Один Михаил Толстой, к великому огорчению своего великого отца, был типичным прожигателем жизни, кутилой, гитаристом, исполнителем цыганских романсов. Остальные тоже кутили, ездили по цыганам, но денег у них, как правило, было мало, и потому, благодаря ли безденежью или благодаря здравому смыслу и влиянию родителей, но учились они в Университете серьезно и заканчивали его, все, кроме легкомысленного сына Толстого, поступали на службу.
Мой дядя — Николай Сергеевич Лопухин — служил в Москве, занимал разные должности, был мировым судьей. Он женился на дочери своей двоюродной сестры Елизаветы Николаевны Осоргиной Софии. После венчания молодые поехали в свадебное путешествие в Хилково, там их встретили крестьяне с хлебом-солью и поклонились в пояс, один старик обратился к молодой с такими словами:
Этими словами он привел ее в великое смущение.
Я очень хорошо помню дядю Колю, моего крестного отца, толстяка, веселого, остроумного. Когда он начинал что-либо рассказывать, все собирались вокруг него. Он очень любил меня, подзывал, о чем-то расспрашивал, иногда что-либо дарил... Со своей женой он был счастлив; к революции у них народилось трое детей.
На этом я обрываю рассказ о моих родных со стороны матери, в дальнейшем буду их вводить постоянно, как артистов на сцену, а чтобы читатель в них не путался, в конце книги прикладываю родословные таблицы и Голицыных, и Лопухиных.
Глава третья Жизнь родителей в деревне
1.
Прежде чем начинать эту главу, хочу оговориться: мы называли своих родителей Пап и Мам, с ударением на последнем слоге. Так всегда обращались в стародворянских семьях, а теперь подобное обращение сохранилось лишь за границей в нескольких русских эмигрантских семьях. Эти обращения на французский лад теперь устарели. Но я не хочу пользоваться нынешними общепринятыми, с ударением на первом слоге, поэтому везде в тексте ставлю — «мой отец» и «моя мать», хотя про себя думаю — «Пап» и «Мам».
Отец мой Михаил Владимирович родился в 1873 г. в подмосковном Голицынском имении Петровское и был старшим сыном у своих родителей. В честь его рождения возле дома посадили дуб, который сейчас стал большим и развесистым деревом [Сейчас к этому дубу прибита памятная доска, что ему около двухсот лет.
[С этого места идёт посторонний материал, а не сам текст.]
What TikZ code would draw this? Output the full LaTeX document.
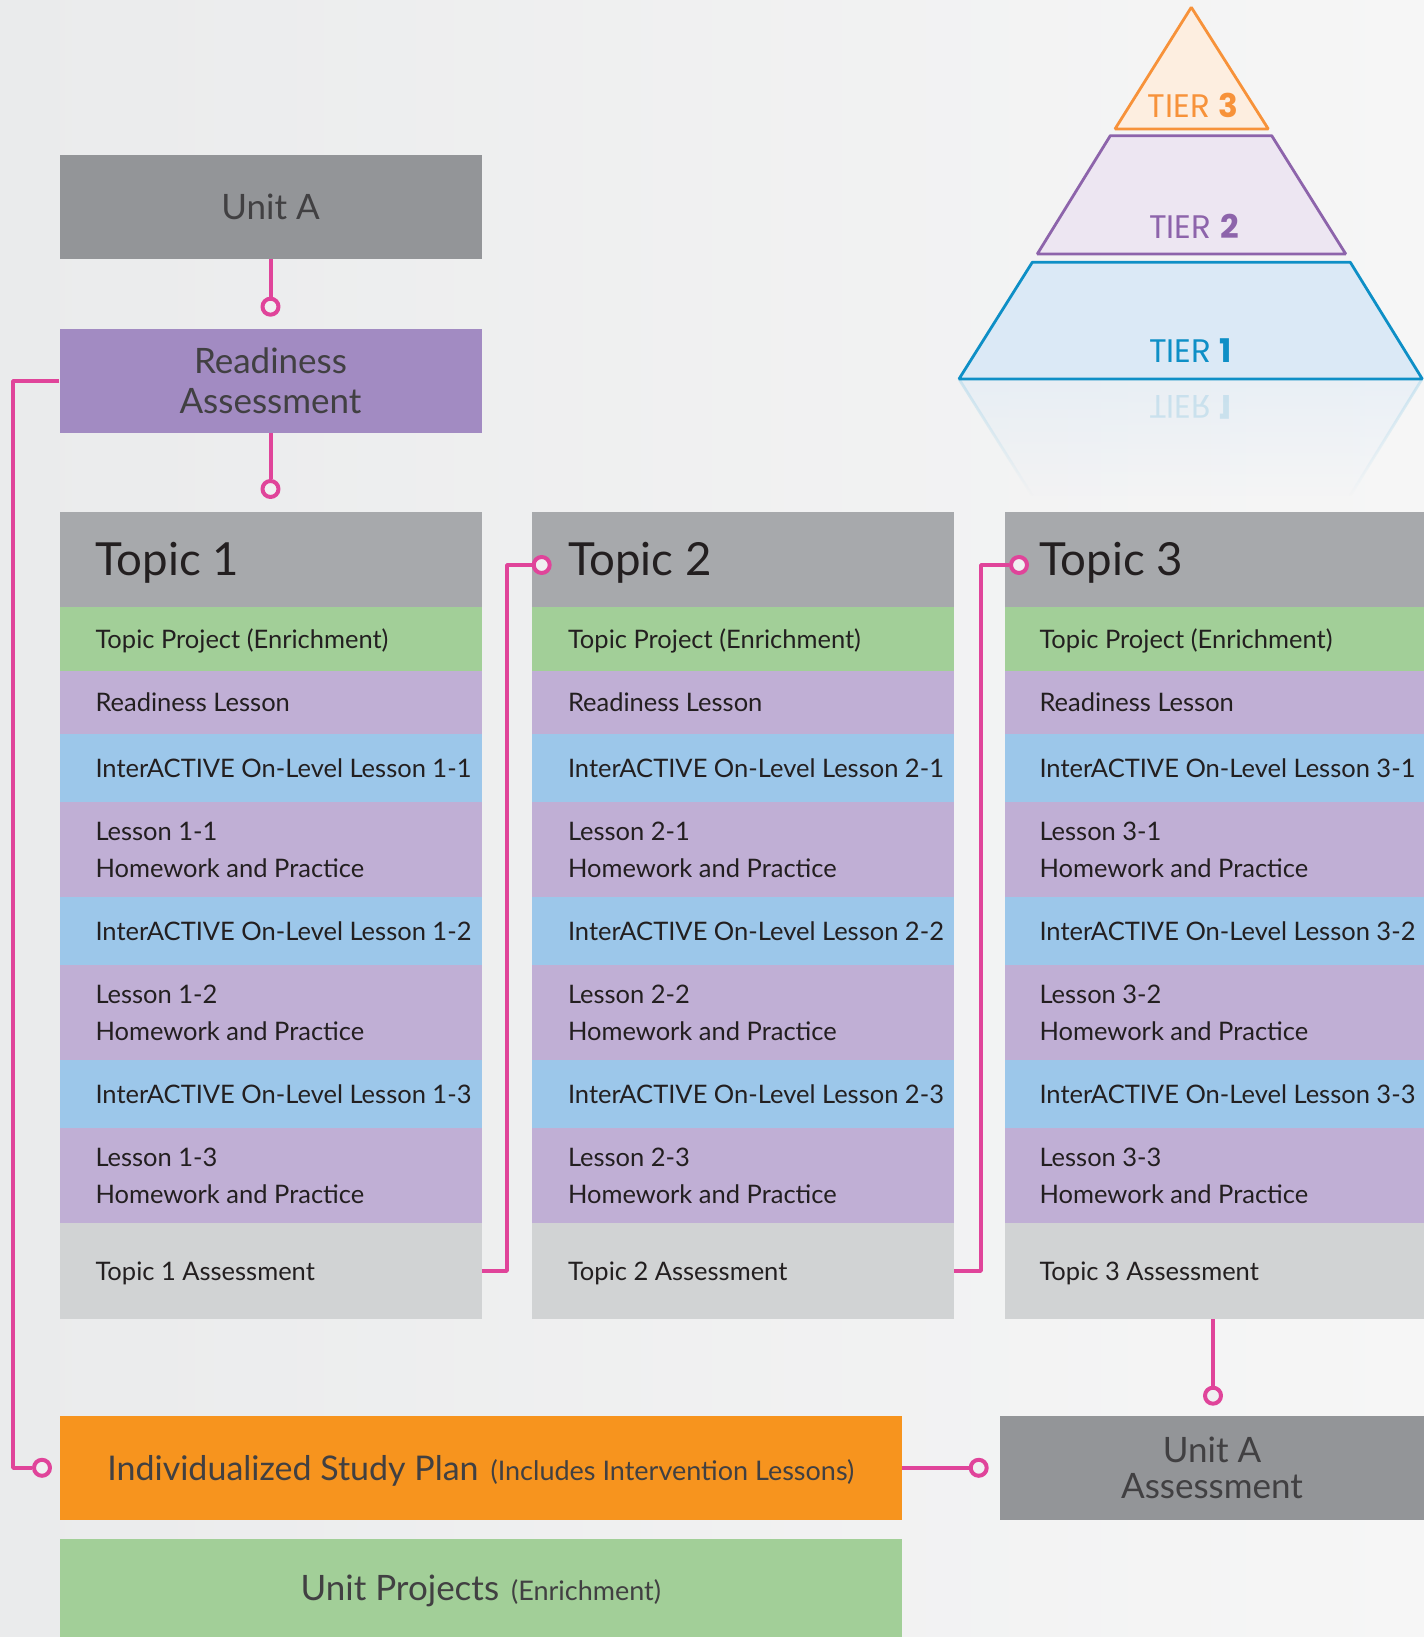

Не хочется опровергать неизвестного мне краеведа, но в книге «Петровское» 1912 г. на фотографии дуб выглядит совсем тонким (примеч. автора).]. О своем детстве, о юности, о службе до революции он оставил после себя два объемистых тома воспоминаний. Я их отдал в перепечатку, вышло 750 страниц. В какой-то степени мои записки являются продолжением отцовского труда. Кое-чем я воспользовался для первой главы, но мне не хочется повторять все то, что написал отец, я возьму лишь основные факты и события его жизни.
Он довел свои воспоминания до Октябрьской революции, дальше писать не смог, потому что стал слепнуть, да не знаю, стал бы их продолжать: так тяжело он переживал последующие события. Характерная черта его воспоминаний — о своей личной жизни, о жизни семьи он пишет сравнительно мало, всего раза три упоминает имена собственных детей. Его воспоминания больше посвящены жизни общественной, даются отдельные куски истории России за тридцатилетний период, чему свидетелем он был. Вряд ли его труд удастся когда-либо издать, но для будущих историков он и в рукописи представляет немалую ценность. Давал я их читать двум-трем нашим писателям, они прочли с интересом и почерпнули из них неизвестные факты истории и подробности бытового характера.
В детстве и юности отец жил зимой в Голицынском доме на Покровке, на лето семья уезжала обычно в Петровское, иногда в Бучалки. Он поступил в лучшую тогда частную Поливановскую гимназию, которая находилась на Пречистенке. В этой же гимназии, руководимой известным педагогом Л.И.Поливановым, учились также все три его брата. Теперь, в том старинном, с колоннами доме помещается Музыкальная и Художественная школы. Блестяще окончив гимназию, отец поступил на юридический факультет Московского Университета, усердно слушал лекции, но одновременно ездил и на балы, вел, что называется, светскую жизнь. Он был высокого роста, с крупными чертами лица, «с характерным Голицынским профилем хищной птицы», как выразился Л.Н.Толстой в рассказе «Ходынка», и носил небольшую бородку; его портила косина на один глаз. Многие мамаши считали его выгодным женихом и наперерыв приглашали на свои балы и вечеринки. Были у него легкие флирты, но серьезных чувств он не питал ни к одной из многочисленных московских барышень.